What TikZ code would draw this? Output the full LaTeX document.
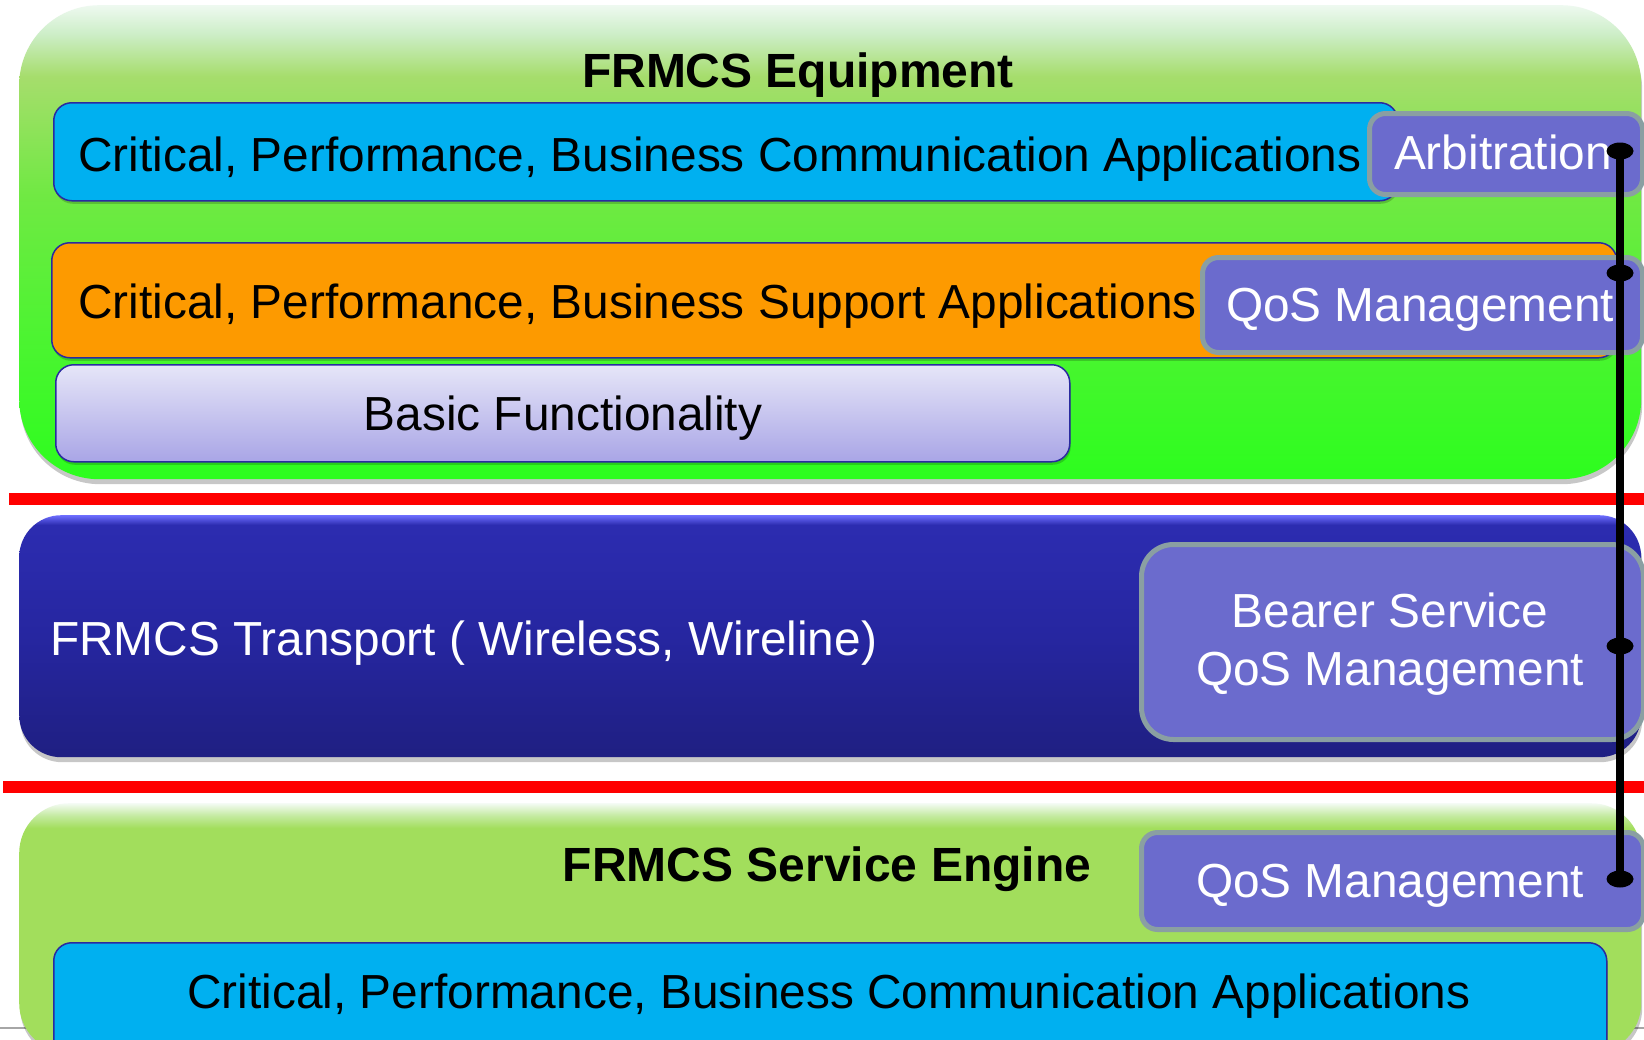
\documentclass[tikz,border=0pt]{standalone}
\usepackage{fontspec}
\setmainfont{Liberation Sans}
\usetikzlibrary{shapes.geometric,shadows}

\definecolor{appblue}{HTML}{00B0F0}
\definecolor{apporange}{HTML}{FD9A00}
\definecolor{appedge}{HTML}{2A2AA0}
\definecolor{mgmtfill}{HTML}{6B6BCD}
\definecolor{mgmtedge}{HTML}{8A9FA2}
\definecolor{sepred}{HTML}{FF0000}

% upper green layer: pale top edge fading into bright green
\pgfdeclareverticalshading{eqpshade}{100bp}{%
  color(0bp)=(rgb,255:red,45;green,253;blue,30); color(25bp)=(rgb,255:red,45;green,253;blue,30);
  color(40bp)=(rgb,255:red,76;green,244;blue,49);
  color(55bp)=(rgb,255:red,112;green,233;blue,67);
  color(67.5bp)=(rgb,255:red,166;green,221;blue,108);
  color(72bp)=(rgb,255:red,205;green,238;blue,200);
  color(75bp)=(rgb,255:red,238;green,249;blue,240);
  color(100bp)=(rgb,255:red,238;green,249;blue,240)}
% lower green layer
\pgfdeclareverticalshading{engshade}{100bp}{%
  color(0bp)=(rgb,255:red,162;green,222;blue,92);
  color(70bp)=(rgb,255:red,162;green,222;blue,92);
  color(72.5bp)=(rgb,255:red,196;green,234;blue,160);
  color(75bp)=(rgb,255:red,244;green,251;blue,244);
  color(100bp)=(rgb,255:red,244;green,251;blue,244)}
% transport layer
\pgfdeclareverticalshading{trnshade}{100bp}{%
  color(0bp)=(rgb,255:red,31;green,31;blue,130);
  color(25bp)=(rgb,255:red,31;green,31;blue,130);
  color(50bp)=(rgb,255:red,38;green,38;blue,160);
  color(73bp)=(rgb,255:red,44;green,44;blue,176);
  color(75bp)=(rgb,255:red,110;green,110;blue,255);
  color(100bp)=(rgb,255:red,110;green,110;blue,255)}
% basic functionality bar
\pgfdeclareverticalshading{basshade}{100bp}{%
  color(0bp)=(rgb,255:red,169;green,165;blue,230);
  color(25bp)=(rgb,255:red,169;green,165;blue,230);
  color(75bp)=(rgb,255:red,230;green,230;blue,248);
  color(100bp)=(rgb,255:red,230;green,230;blue,248)}

\begin{document}
\begin{tikzpicture}[x=1pt,y=-1pt,
  lbl/.style={inner sep=0pt, font=\fontsize{47.8}{57}\selectfont},
  ttl/.style={inner sep=0pt, font=\fontsize{48}{57}\selectfont\bfseries},
  softshadow/.style={drop shadow={shadow xshift=1pt, shadow yshift=-5pt, opacity=0.22, fill=black}},
  layer/.style={inner sep=0pt, anchor=north west, rounded corners=80pt, softshadow},
  band/.style={draw=appedge, line width=1.5pt, rounded corners=18pt, inner sep=0pt, anchor=north west,
    drop shadow={shadow xshift=1pt, shadow yshift=-3pt, opacity=0.18, fill=black}},
  mgmt/.style={fill=mgmtfill, draw=mgmtedge, line width=5pt, rounded corners=16pt, inner sep=0pt, anchor=north west},
  knob/.style={ellipse, fill=black, inner sep=0pt, minimum width=27pt, minimum height=17pt},
  sep/.style={sepred, line width=12pt}]

\useasboundingbox (0,0) rectangle (1644,1039);
\clip (0,0) rectangle (1644,1039);
\fill[white] (0,0) rectangle (1644,1039);
\draw[gray!70, line width=1.2pt] (0,1028) -- (1644,1028);

% ---------- FRMCS Equipment ----------
\node[layer, shading=eqpshade, minimum width=1622pt, minimum height=474pt] (eqp) at (19,5) {};
\node[ttl, anchor=base] (eqptitle) at (798,87) {FRMCS Equipment};

\node[band, fill=appblue, minimum width=1344pt, minimum height=98pt] (comapp) at (53,102) {};
\node[lbl, anchor=base west] (comtxt) at (78,171) {Critical, Performance, Business Communication Applications};

\node[mgmt, minimum width=273pt, minimum height=81pt] (arb) at (1367,111) {};
\node[lbl, anchor=base, text=white] (arbtxt) at (1503,169) {Arbitration};

\node[band, fill=apporange, minimum width=1565pt, minimum height=115pt] (supapp) at (51,242) {};
\node[lbl, anchor=base west] (suptxt) at (78,318) {Critical, Performance, Business Support Applications};

\node[mgmt, minimum width=440pt, minimum height=95pt] (qos1) at (1200,255) {};
\node[lbl, anchor=base, text=white] (qos1txt) at (1420,321) {QoS Management};

\node[band, shading=basshade, minimum width=1014pt, minimum height=97pt] (basic) at (55,364) {};
\node[lbl, anchor=base] (bastxt) at (563,430) {Basic Functionality};

% ---------- separators ----------
\coordinate (sepAl) at (9,499);
\coordinate (sepAr) at (1644,499);
\draw[sep] (sepAl) -- (sepAr);
\coordinate (sepBl) at (3,787);
\coordinate (sepBr) at (1644,787);
\draw[sep] (sepBl) -- (sepBr);

% ---------- FRMCS Transport ----------
\node[layer, shading=trnshade, rounded corners=42pt, minimum width=1622pt, minimum height=242pt] (trn) at (19,515) {};
\node[lbl, anchor=base west, text=white] (trntxt) at (50,655) {FRMCS Transport ( Wireless, Wireline)};

\node[mgmt, rounded corners=32pt, minimum width=502pt, minimum height=195pt] (bearer) at (1139,542) {};
\node[lbl, anchor=base, text=white] (brtxtA) at (1390,627) {Bearer Service};
\node[lbl, anchor=base, text=white] (brtxtB) at (1390,685) {QoS Management};

% ---------- FRMCS Service Engine ----------
\node[layer, shading=engshade, rounded corners=50pt, minimum width=1622pt, minimum height=250pt] (eng) at (19,803) {};
\node[ttl, anchor=base] (engtitle) at (827,881) {FRMCS Service Engine};

\node[mgmt, minimum width=502pt, minimum height=97pt] (qos2) at (1139,830) {};
\node[lbl, anchor=base, text=white] (qos2txt) at (1390,897) {QoS Management};

\node[band, fill=appblue, minimum width=1553pt, minimum height=120pt] (engapp) at (53,942) {};
\node[lbl, anchor=base] (engtxt) at (829,1008) {Critical, Performance, Business Communication Applications};

% ---------- control chain ----------
\node[knob] (kArb) at (1620,151) {};
\node[knob] (kQos) at (1620,273) {};
\node[knob] (kBearer) at (1620,646) {};
\node[knob] (kEng) at (1620,879) {};
\draw[line width=8pt] (kArb.center) -- (kQos.center) -- (kBearer.center) -- (kEng.center);

\end{tikzpicture}
\end{document}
┄┄┄┄┄┄┄┄┄┄┄┄┄┄┄┄┄┄┄┄
#### Exercise prompt
Write the lines above out again exactly, without any of their pictures.

#### Finished task
What TikZ code would draw this? Output the full LaTeX document.
\documentclass[tikz,border=0pt]{standalone}
\usepackage{fontspec}
\setmainfont{Liberation Sans}
\usetikzlibrary{shapes.geometric,shadows}

\definecolor{appblue}{HTML}{00B0F0}
\definecolor{apporange}{HTML}{FD9A00}
\definecolor{appedge}{HTML}{2A2AA0}
\definecolor{mgmtfill}{HTML}{6B6BCD}
\definecolor{mgmtedge}{HTML}{8A9FA2}
\definecolor{sepred}{HTML}{FF0000}

% upper green layer: pale top edge fading into bright green
\pgfdeclareverticalshading{eqpshade}{100bp}{%
  color(0bp)=(rgb,255:red,45;green,253;blue,30); color(25bp)=(rgb,255:red,45;green,253;blue,30);
  color(40bp)=(rgb,255:red,76;green,244;blue,49);
  color(55bp)=(rgb,255:red,112;green,233;blue,67);
  color(67.5bp)=(rgb,255:red,166;green,221;blue,108);
  color(72bp)=(rgb,255:red,205;green,238;blue,200);
  color(75bp)=(rgb,255:red,238;green,249;blue,240);
  color(100bp)=(rgb,255:red,238;green,249;blue,240)}
% lower green layer
\pgfdeclareverticalshading{engshade}{100bp}{%
  color(0bp)=(rgb,255:red,162;green,222;blue,92);
  color(70bp)=(rgb,255:red,162;green,222;blue,92);
  color(72.5bp)=(rgb,255:red,196;green,234;blue,160);
  color(75bp)=(rgb,255:red,244;green,251;blue,244);
  color(100bp)=(rgb,255:red,244;green,251;blue,244)}
% transport layer
\pgfdeclareverticalshading{trnshade}{100bp}{%
  color(0bp)=(rgb,255:red,31;green,31;blue,130);
  color(25bp)=(rgb,255:red,31;green,31;blue,130);
  color(50bp)=(rgb,255:red,38;green,38;blue,160);
  color(73bp)=(rgb,255:red,44;green,44;blue,176);
  color(75bp)=(rgb,255:red,110;green,110;blue,255);
  color(100bp)=(rgb,255:red,110;green,110;blue,255)}
% basic functionality bar
\pgfdeclareverticalshading{basshade}{100bp}{%
  color(0bp)=(rgb,255:red,169;green,165;blue,230);
  color(25bp)=(rgb,255:red,169;green,165;blue,230);
  color(75bp)=(rgb,255:red,230;green,230;blue,248);
  color(100bp)=(rgb,255:red,230;green,230;blue,248)}

\begin{document}
\begin{tikzpicture}[x=1pt,y=-1pt,
  lbl/.style={inner sep=0pt, font=\fontsize{47.8}{57}\selectfont},
  ttl/.style={inner sep=0pt, font=\fontsize{48}{57}\selectfont\bfseries},
  softshadow/.style={drop shadow={shadow xshift=1pt, shadow yshift=-5pt, opacity=0.22, fill=black}},
  layer/.style={inner sep=0pt, anchor=north west, rounded corners=80pt, softshadow},
  band/.style={draw=appedge, line width=1.5pt, rounded corners=18pt, inner sep=0pt, anchor=north west,
    drop shadow={shadow xshift=1pt, shadow yshift=-3pt, opacity=0.18, fill=black}},
  mgmt/.style={fill=mgmtfill, draw=mgmtedge, line width=5pt, rounded corners=16pt, inner sep=0pt, anchor=north west},
  knob/.style={ellipse, fill=black, inner sep=0pt, minimum width=27pt, minimum height=17pt},
  sep/.style={sepred, line width=12pt}]

\useasboundingbox (0,0) rectangle (1644,1039);
\clip (0,0) rectangle (1644,1039);
\fill[white] (0,0) rectangle (1644,1039);
\draw[gray!70, line width=1.2pt] (0,1028) -- (1644,1028);

% ---------- FRMCS Equipment ----------
\node[layer, shading=eqpshade, minimum width=1622pt, minimum height=474pt] (eqp) at (19,5) {};
\node[ttl, anchor=base] (eqptitle) at (798,87) {FRMCS Equipment};

\node[band, fill=appblue, minimum width=1344pt, minimum height=98pt] (comapp) at (53,102) {};
\node[lbl, anchor=base west] (comtxt) at (78,171) {Critical, Performance, Business Communication Applications};

\node[mgmt, minimum width=273pt, minimum height=81pt] (arb) at (1367,111) {};
\node[lbl, anchor=base, text=white] (arbtxt) at (1503,169) {Arbitration};

\node[band, fill=apporange, minimum width=1565pt, minimum height=115pt] (supapp) at (51,242) {};
\node[lbl, anchor=base west] (suptxt) at (78,318) {Critical, Performance, Business Support Applications};

\node[mgmt, minimum width=440pt, minimum height=95pt] (qos1) at (1200,255) {};
\node[lbl, anchor=base, text=white] (qos1txt) at (1420,321) {QoS Management};

\node[band, shading=basshade, minimum width=1014pt, minimum height=97pt] (basic) at (55,364) {};
\node[lbl, anchor=base] (bastxt) at (563,430) {Basic Functionality};

% ---------- separators ----------
\coordinate (sepAl) at (9,499);
\coordinate (sepAr) at (1644,499);
\draw[sep] (sepAl) -- (sepAr);
\coordinate (sepBl) at (3,787);
\coordinate (sepBr) at (1644,787);
\draw[sep] (sepBl) -- (sepBr);

% ---------- FRMCS Transport ----------
\node[layer, shading=trnshade, rounded corners=42pt, minimum width=1622pt, minimum height=242pt] (trn) at (19,515) {};
\node[lbl, anchor=base west, text=white] (trntxt) at (50,655) {FRMCS Transport ( Wireless, Wireline)};

\node[mgmt, rounded corners=32pt, minimum width=502pt, minimum height=195pt] (bearer) at (1139,542) {};
\node[lbl, anchor=base, text=white] (brtxtA) at (1390,627) {Bearer Service};
\node[lbl, anchor=base, text=white] (brtxtB) at (1390,685) {QoS Management};

% ---------- FRMCS Service Engine ----------
\node[layer, shading=engshade, rounded corners=50pt, minimum width=1622pt, minimum height=250pt] (eng) at (19,803) {};
\node[ttl, anchor=base] (engtitle) at (827,881) {FRMCS Service Engine};

\node[mgmt, minimum width=502pt, minimum height=97pt] (qos2) at (1139,830) {};
\node[lbl, anchor=base, text=white] (qos2txt) at (1390,897) {QoS Management};

\node[band, fill=appblue, minimum width=1553pt, minimum height=120pt] (engapp) at (53,942) {};
\node[lbl, anchor=base] (engtxt) at (829,1008) {Critical, Performance, Business Communication Applications};

% ---------- control chain ----------
\node[knob] (kArb) at (1620,151) {};
\node[knob] (kQos) at (1620,273) {};
\node[knob] (kBearer) at (1620,646) {};
\node[knob] (kEng) at (1620,879) {};
\draw[line width=8pt] (kArb.center) -- (kQos.center) -- (kBearer.center) -- (kEng.center);

\end{tikzpicture}
\end{document}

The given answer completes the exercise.